There are real advantages to this state of affairs (you get your data emailed to you the next morning without having traveled long distances and lost sleep), but like most technological advances, something subtle and lovely is being lost. I can honestly say that the nights I've spent at telescopes were the times I most felt like a Real Scientist. For many cold, clear nights, I was perched on top of mountains, making real, if minor, discoveries.

First of all, astronomers aren't allowed to just turn up at an observatory and commandeer the telescope. Time on large telescopes is precious, and competition is fierce. All major observatories have "time allocation committees," panels of scientists who decide whether or not an astronomer's experiments are important and well-thought-out enough to warrant observing time.

For older but still-functional telescopes, about half the astronomers who apply are accepted. For the best telescopes in the world, it might be one out of ten. The committee has total control. You might ask for seven nights and be awarded three. It's very much like an audition, complete with the angst of wanting and not wanting to open that slim white envelope that's just arrived in your mail from the selection committee.

Well before you leave for the observatory, every last second of your time is planned out and a "script" created. Even a single night at a major telescope might cost the equivalent of tens of thousands of dollars in equipment and staffing costs, so wasting time is considered very bad form. The exact position in the sky of each of your objects is carefully calculated, as well as the time it raises and sets in the local sky. That way you know, without hesitation, which object to look at next. Reasoning skills can take a beating late at night at high altitudes, so following a script you've written out months before is essential.

But despite the seriousness of what's called an observing run (the data you take may, after all, determine whether or not you get your Ph.D.), I've always looked forward to them as a chance to have some fun.

I love observatories. The first major telescope I observed at was the four-meter at Kitt Peak National Observatory in Arizona.

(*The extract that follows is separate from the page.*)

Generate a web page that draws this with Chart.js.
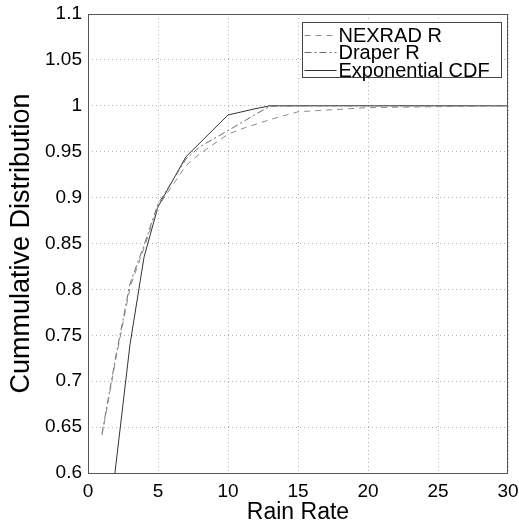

I still remember driving out across the high desert from Tucson, rounding a turn on the steep mountain road and catching my first sight of the pristine white domes of the observatory.

No matter how many times I've been on observing runs now, there is always this catch in my breath when I get my first glimpse of the dome. There's just something about large dome-shaped buildings. They're unconventionally beautiful, after all the boxes we normally live and work in. I find them intrinsically inviting.

I love the smell of large telescopes. As soon as you step in the door, there's a subtle odor of dust and industrial lubricant. It seems strange to say I like that smell, but it's oddly comforting, along with the gentle vibration of the gears and drives deep in the mechanism of the telescope. These things are huge beasts, and yet so delicate.

The Hale telescope at Mount Palomar, which I have also used, is almost twenty feet across, and as tall as a four-story building. But even weighing many hundreds of tons, it can still be guided by a single human hand (now you see where the industrial lubricant comes in). The inside of the dome at Palomar is almost exactly the same size as the Roman Pantheon, which seems to fit, as I always get the feeling I'm inside a cathedral. I'm not the only one; tourists drop their voices and shush children as they come in. Somehow, these giant metal and glass tubes seem to have a soul, and everyone feels that.

These days, telescopes are extremely easy to use (which is why astronomers aren't really required anymore to make the observations). Using a computer keyboard, you simply type in the celestial coordinates of the object you want to observe. The telescope automatically swings around and picks it up, and then begins to track it against the Earth's rotation. You tell the computer how long you want to look at the object, and then pretty much sit back and try to stay awake.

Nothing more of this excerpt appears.